Socks are cannibalistic. The stronger one devours the weaker one, hence the proliferation of unmatched singles. So how do they co-exist in pairs on store shelves? Clearly, repeated washing and drying unleashes their predatory instincts.

Remote controls mate at night while their human masters sleep. To prevent endless replication, fasten tape securely over all “play” buttons.

Toilet paper is a naturally shedding organism that prefers to live in its “naked” state as a cardboard cylinder, especially in children’s bathrooms.

Pens and pencils hide as a defense mechanism to prolong their lives. Electro-magnetic sensitive organs help them maintain a 50-foot clearance from any phone in your house.

Pencils break their tips as a further life-prolonging mechanism, assuring that lazy human children will not take them to the pencil sharpener but will discard them in the nearest drawer.

Ice-cube trays repel water to preserve the stability of their polymer chains against refilling and refreezing.
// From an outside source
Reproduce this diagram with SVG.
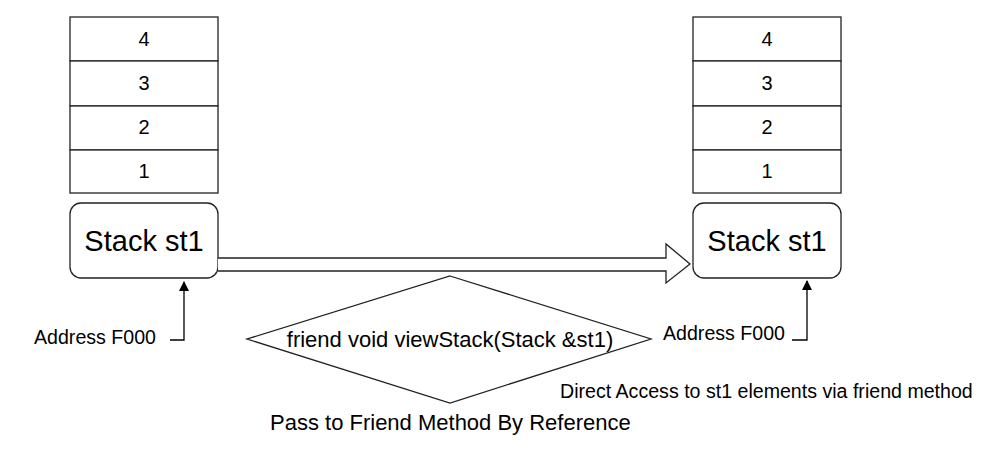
<svg xmlns="http://www.w3.org/2000/svg" width="996" height="452" viewBox="0 0 996 452">
<defs>
<style>
.cell{fill:#fff;stroke:#222;stroke-width:1.3}
.t{font-family:"Liberation Sans",Arial,sans-serif;fill:#000}
.num{font-size:20px;text-anchor:middle}
.big{font-size:29px;text-anchor:middle}
.lbl{font-size:19.6px}
.ln{fill:none;stroke:#000;stroke-width:1.3}
</style>
<marker id="ah" viewBox="0 0 10 10" refX="9" refY="5" markerWidth="10" markerHeight="10" markerUnits="userSpaceOnUse" orient="auto">
<path d="M0,0 L10,5 L0,10 Z" fill="#000"/>
</marker>
</defs>
<rect width="996" height="452" fill="#fff"/>
<g id="stackLeft">
<rect class="cell" x="70" y="17" width="148" height="44"/>
<rect class="cell" x="70" y="61" width="148" height="45"/>
<rect class="cell" x="70" y="106" width="148" height="44"/>
<rect class="cell" x="70" y="150" width="148" height="43"/>
<text class="t num" x="144" y="46">4</text>
<text class="t num" x="144" y="90">3</text>
<text class="t num" x="144" y="134">2</text>
<text class="t num" x="144" y="178">1</text>
</g>
<g id="boxLeft">
<rect class="cell" x="70" y="203" width="148" height="75" rx="11" ry="11"/>
<text class="t big" x="144" y="251">Stack st1</text>
</g>
<g id="stackRight">
<rect class="cell" x="693" y="17" width="148" height="44"/>
<rect class="cell" x="693" y="61" width="148" height="45"/>
<rect class="cell" x="693" y="106" width="148" height="44"/>
<rect class="cell" x="693" y="150" width="148" height="43"/>
<text class="t num" x="767" y="46">4</text>
<text class="t num" x="767" y="90">3</text>
<text class="t num" x="767" y="134">2</text>
<text class="t num" x="767" y="178">1</text>
</g>
<g id="boxRight">
<rect class="cell" x="693" y="203" width="148" height="75" rx="11" ry="11"/>
<text class="t big" x="767" y="251">Stack st1</text>
</g>
<g id="diamond">
<polygon class="cell" points="450,276 651,339 450,403 247,339"/>
<text class="t" x="450" y="347" font-size="22" text-anchor="middle">friend void viewStack(Stack &amp;st1)</text>
</g>
<g id="labels">
<text class="t lbl" x="34" y="344">Address F000</text>
<text class="t lbl" x="663" y="340">Address F000</text>
<text class="t lbl" x="560" y="398">Direct Access to st1 elements via friend method</text>
<text class="t" x="270" y="430" font-size="22">Pass to Friend Method By Reference</text>
</g>
<g id="connectors">
<path d="M218,258 L666,258 L666,244 L690,264 L666,283 L666,271 L218,271" fill="#fff" stroke="#222" stroke-width="1.3"/>
<path class="ln" d="M170,340 L184,340 L184,282" marker-end="url(#ah)"/>
<path class="ln" d="M792,340 L807,340 L807,281" marker-end="url(#ah)"/>
</g>
</svg>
If you doubt this, place any ice cube tray under a running kitchen faucet and watch the water splash over every inch of your countertop.

Sewage lines contract in response to stress, much like human blood vessels. Hence, toilets and drains are most likely to back up on major holidays, while in-laws are visiting and, if your house happens to be up for sale, just moments before any showing.

Dog and cat hairs are composed of potent binary chemicals that bond permanently with any textured surface. They cannot be removed from upholstery, bedspreads and clothing items except by intense rapid oxidation — in other words, with a blowtorch.